As to the CAS192D Golden Reference DAC it is articulate and musical, drawing the best out of 16/44.1kHz while fully rendering DSD64 in all of its analog like beauty. Sonically I would place it at the top of the Sigma Delta DACs and among the best overall. If there are any complaints about it, it is the Wolfson’s inability to handle higher sampling rates than 192kHz or DSD64, but as there is little media available in these higher sampling rates it is of little import (especially considering that programs like JRiver can down convert in real-time).
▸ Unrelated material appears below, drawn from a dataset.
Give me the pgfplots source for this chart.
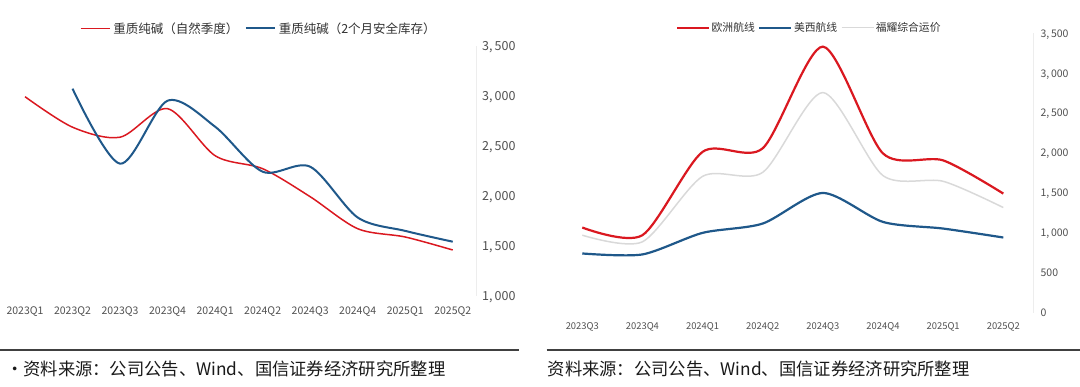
\documentclass[border=0pt]{standalone}
\usepackage{fontspec}
\setmainfont{Noto Sans CJK SC}
\usepackage{pgfplots}
\pgfplotsset{compat=1.18}
\definecolor{cred}{RGB}{218,24,32}
\definecolor{cblue}{RGB}{31,88,138}
\definecolor{cgray}{RGB}{217,217,217}
\definecolor{tickgray}{RGB}{80,80,80}
\definecolor{legtext}{RGB}{50,50,50}
\begin{document}
\begin{tikzpicture}
\path[use as bounding box] (0bp,0bp) rectangle (1080bp,387bp);
% ---------------- left chart ----------------
\begin{axis}[
  at={(1.25bp,91.3bp)}, anchor=south west,
  scale only axis, width=475.25bp, height=250bp,
  xmin=-0.5, xmax=9.5, ymin=1000, ymax=3500,
  axis line style={draw=none},
  major tick length=0pt,
  xtick={0,...,9},
  xticklabels={2023Q1,2023Q2,2023Q3,2023Q4,2024Q1,2024Q2,2024Q3,2024Q4,2025Q1,2025Q2},
  ytick={1000,1500,...,3500},
  yticklabel pos=right,
  /pgf/number format/assume math mode=true,
  /pgf/number format/1000 sep={,\,},
  every tick label/.append style={inner sep=0pt, text=tickgray},
  yticklabel style={anchor=base west, xshift=5.5bp, yshift=-4.5bp, font=\fontsize{12.5bp}{14bp}\selectfont},
  xticklabel style={anchor=base, yshift=-18.8bp, font=\fontsize{10.5bp}{12bp}\selectfont},
  legend columns=-1,
  legend image code/.code={\draw[#1] (0bp,0bp) -- (29.5bp,0bp);},
  legend style={at={(axis description cs:0.5424,1.0688)}, anchor=center, draw=none, fill=none,
    inner sep=0pt, font=\fontsize{12.5bp}{14bp}\selectfont, text=legtext,
    nodes={inner sep=2.5bp},
    /tikz/every even column/.append style={column sep=4bp}},
  clip=false,
]
\draw[black!7] (rel axis cs:1,0) -- (rel axis cs:1,1);
\addplot[cred, line width=1.5bp, smooth, tension=0.5] coordinates {
  (0,2990) (1,2685) (2,2585) (3,2870) (4,2400) (5,2270) (6,1990) (7,1670) (8,1587) (9,1457)};
\addlegendentry{重质纯碱（自然季度）}
\addplot[cblue, line width=2bp, smooth, tension=0.5] coordinates {
  (1,3070) (2,2320) (3,2950) (4,2690) (5,2240) (6,2290) (7,1782) (8,1648) (9,1540)};
\addlegendentry{重质纯碱（2个月安全库存）}
\end{axis}
% ---------------- right chart ----------------
\begin{axis}[
  at={(552.2bp,74.3bp)}, anchor=south west,
  scale only axis, width=481.2bp, height=279.4bp,
  xmin=-0.5, xmax=7.5, ymin=0, ymax=3500,
  axis line style={draw=none},
  major tick length=0pt,
  xtick={0,...,7},
  xticklabels={2023Q3,2023Q4,2024Q1,2024Q2,2024Q3,2024Q4,2025Q1,2025Q2},
  ytick={0,500,...,3500},
  yticklabel pos=right,
  /pgf/number format/assume math mode=true,
  /pgf/number format/1000 sep={,\,},
  every tick label/.append style={inner sep=0pt, text=tickgray},
  yticklabel style={anchor=base west, xshift=7bp, yshift=-3.8bp, font=\fontsize{10.5bp}{12bp}\selectfont},
  xticklabel style={anchor=base, yshift=-16.8bp, font=\fontsize{9.4bp}{11bp}\selectfont},
  legend columns=-1,
  legend image code/.code={\draw[#1] (0bp,0bp) -- (32bp,0bp);},
  legend style={at={(axis description cs:0.5337,1.020)}, anchor=center, draw=none, fill=none,
    inner sep=0pt, font=\fontsize{10.8bp}{12bp}\selectfont, text=legtext,
    nodes={inner sep=1.5bp},
    /tikz/every even column/.append style={column sep=2bp}},
  clip=false,
]
\draw[black!7] (rel axis cs:1,0) -- (rel axis cs:1,1);
\addplot[cred, line width=2.2bp, smooth, tension=0.45] coordinates {
  (0,1067) (1,971) (2,2015) (3,2060) (4,3333) (5,1995) (6,1908) (7,1492)};
\addlegendentry{欧洲航线}
\addplot[cblue, line width=2.2bp, smooth, tension=0.45] coordinates {
  (0,742) (1,730) (2,1000) (3,1117) (4,1500) (5,1137) (6,1054) (7,942)};
\addlegendentry{美西航线}
\addplot[cgray, line width=1.5bp, smooth, tension=0.45] coordinates {
  (0,971) (1,888) (2,1708) (3,1758) (4,2758) (5,1717) (6,1646) (7,1317)};
\addlegendentry{福耀综合运价}
\end{axis}
% ---------------- source lines ----------------
\draw[black!75, line width=1.3bp] (0bp,37bp) -- (519bp,37bp);
\draw[black!75, line width=1.3bp] (546.7bp,37bp) -- (1080bp,37bp);
\node[anchor=base west, inner sep=0pt, font=\fontsize{17.3bp}{20bp}\selectfont, text=black!90] at (6bp,12bp) {・资料来源：公司公告、Wind、国信证券经济研究所整理};
\node[anchor=base west, inner sep=0pt, font=\fontsize{17.3bp}{20bp}\selectfont, text=black!90] at (547.5bp,12bp) {资料来源：公司公告、Wind、国信证券经济研究所整理};
\end{tikzpicture}
\end{document}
One of the great advantages of Questyle’s impedance matching design is its versatility making it compatible with almost any headphone (outside of electrostatics). My first auditioning of the Gold Stack was with the amazing ENIGMAcoustics Dharma D1000 electrostatic hybrid headphones of which I was very familiar. It took them to a whole new level of performance, leading to a sonic lust that eventually led to this review. At the launch of the Focal Utopias, I was able to listen to them on several well respected and world class amplifiers, but the Gold Stack was the one system to rise to the caliber that the Utopias deserved.
All in all, the Questyle Audio Gold Stack Reference system, as individual components and as a whole is everything you would expect or desire from a Reference system from a first class manufacturer, and a bargain at that.
I would like to note that each component comes complete with a test sheet denoting the performance of that specific piece. The CAS192D Golden includes a remote control (this is the same remote used by their full line so it includes features not available on the DAC such as volume control). Questyle would also like me to point out that the components are available individually and that it is not necessary to purchase the full stack unless you want the full experience.